Ele já estava cumprindo pena por estupro contra uma criança de oito anos, ocorrido um ano após a morte de Beatriz. O DNA do homem apontado como assassino estava no banco nacional desde 2017. Isso prova que só confrontaram o material genético da arma do crime depois da caminhada até Recife.
Lucinha conseguiu finalizar uma etapa, o inquérito, alcançando justiça ao identificar a autoria e a motivação do crime. Porém, isso só terá fim no dia em que o assassino for julgado e condenado, no dia em que ela sair do júri com a sentença dele. Só assim Beatriz terá a justiça que merece.
Por meio de nota, a assessoria de Paulo Câmara, então governador de Pernambuco, afirmou que “a investigação do caso Beatriz foi uma das mais complexas já realizadas pela Polícia Civil de Pernambuco”. Segundo a nota, a evolução da tecnologia e a dedicação da equipe de genética forense da Secretaria de Defesa Social possibilitaram a identificação do DNA do autor. “Imediatamente o resultado foi colocado no banco de perfis genéticos do estado e se chegou ao criminoso, que já respondia por estupro de vulnerável.”

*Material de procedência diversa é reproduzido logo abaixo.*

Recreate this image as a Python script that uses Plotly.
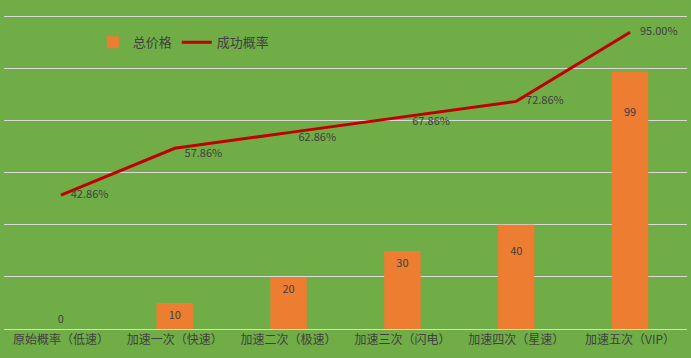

“Enquanto não se chegou à irrefutável prova genética, a força-tarefa e os delegados do caso produziram um inquérito de 24 volumes, com 124 análises de perfis genéticos, seis reconstituições, 442 depoimentos, sete tipos diferentes de perícias, 900 horas de imagens e 15 mil chamadas telefônicas analisadas”, diz a nota do ex-governador Paulo Câmara.